International day of the world’s indigenous peoples represents an opportunity to reflect on the contribution made by indigenous communities around the globe. While the common narrative surrounding indigenous people often focuses on their vulnerability, PBI's experience working with grassroots community groups at the forefront of the struggle for land and environmental rights in Central and Latin America highlights that they are also important agents of change.
Mexico: Indigenous communities fight back over wind farms
PBI Mexico has a team in the state of Oaxaca who have been observing and accompanying a consultation process being carried out with indigenous communities in Isthmus of Tehuantepec where many large-scale wind farms are located and more are planned.
More than 60% of the population of Oaxaca identify themselves as indigenous. There are communities of Zapotecos, Huaves, Mixes, Chontales and Zoques living in the Isthmus of Tehuantepec. The lack of protection for indigenous communities has generated worrying situations of social conflict and alarming levels of violence against indigenous community members, who are constant targets of harassment, death threats, and physical aggressions.

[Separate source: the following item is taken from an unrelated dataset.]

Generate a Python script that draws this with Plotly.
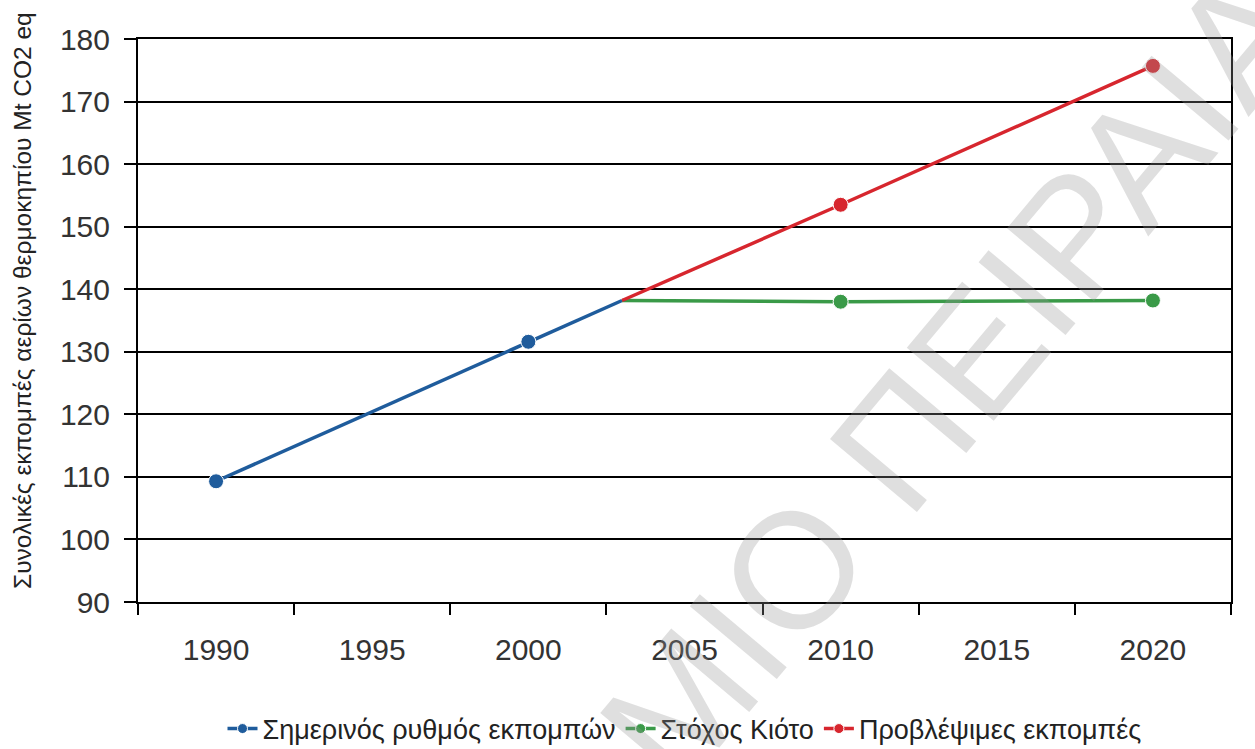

Honduras: The killing of Berta Cáceres ‘is the tip of the iceberg’
In Honduras, the murder of Berta Caceres shocked the world in March 2016. She was the indigenous Lenca coordinator of the Civil Council of Popular and Indigenous Organizations of Honduras (COPINH) and was a nationally and internationally recognised defender of indigenous peoples’ rights.
As PBI has documented, Caceres had been the victim of harassment, persecution, intimidation, stigmatisation and discrimination both by state and non-state actors because of the work that she did. However, as Donald Hernández of CEHPRODEC has pointed out, the killing of Berta Caceres is “the tip of the iceberg” in terms of repression against indigenous peoples of Honduras.
Colombia: Indigenous women leaders speak out
This year PBI Colombia produced a report on women leaders which included an interview with Marcia Mejia Chrimia, a leader of her Wounaan Nonam community of Santa Rosa de Guayacan. The role of the woman among the indigenous Wounaan people is very important as to a large extent it is women who protect, know and transmit ancestral knowledge within the community.
Marcia Mejia has been actively involved in trying to reclaim the rights of indigenous people in her community. She encourages other women to get involved in leadership, but the potential dangers, like the threats, discourage many of them. Maria is also afraid of the risks that it implies, but until people in Colombia know what is really happening in the rural communities, she will not give up.
Guatemala: Overcoming the criminalization of indigenous leaders in Huehuetenango
Guatemala is home to 21 Maya indigenous groups and the Maya are estimated to make up 51% of the population. Many indigenous groups struggle to protect their collective rights in the face of ever increasing activity from the extractives industry and hydroelectric dam construction. In Barillas, northern Huehuetenango, indigenous Maya community leaders have been killed, threatened and criminalized because of their opposition to numerous dams planned in the region.
In total seven community leaders were arrested and spent years in pre-trial detention. The imprisoned community leaders were finally released last month on 22 July. The community struggle in northern Huehuetenango, has become an emblematic case because in her final ruling the judge recognized the attempted criminalization that had taken place.
PBI Guatemala provides protective accompaniment to the lawyers representing the community leaders and were present as international observers in the case on the 22 of July.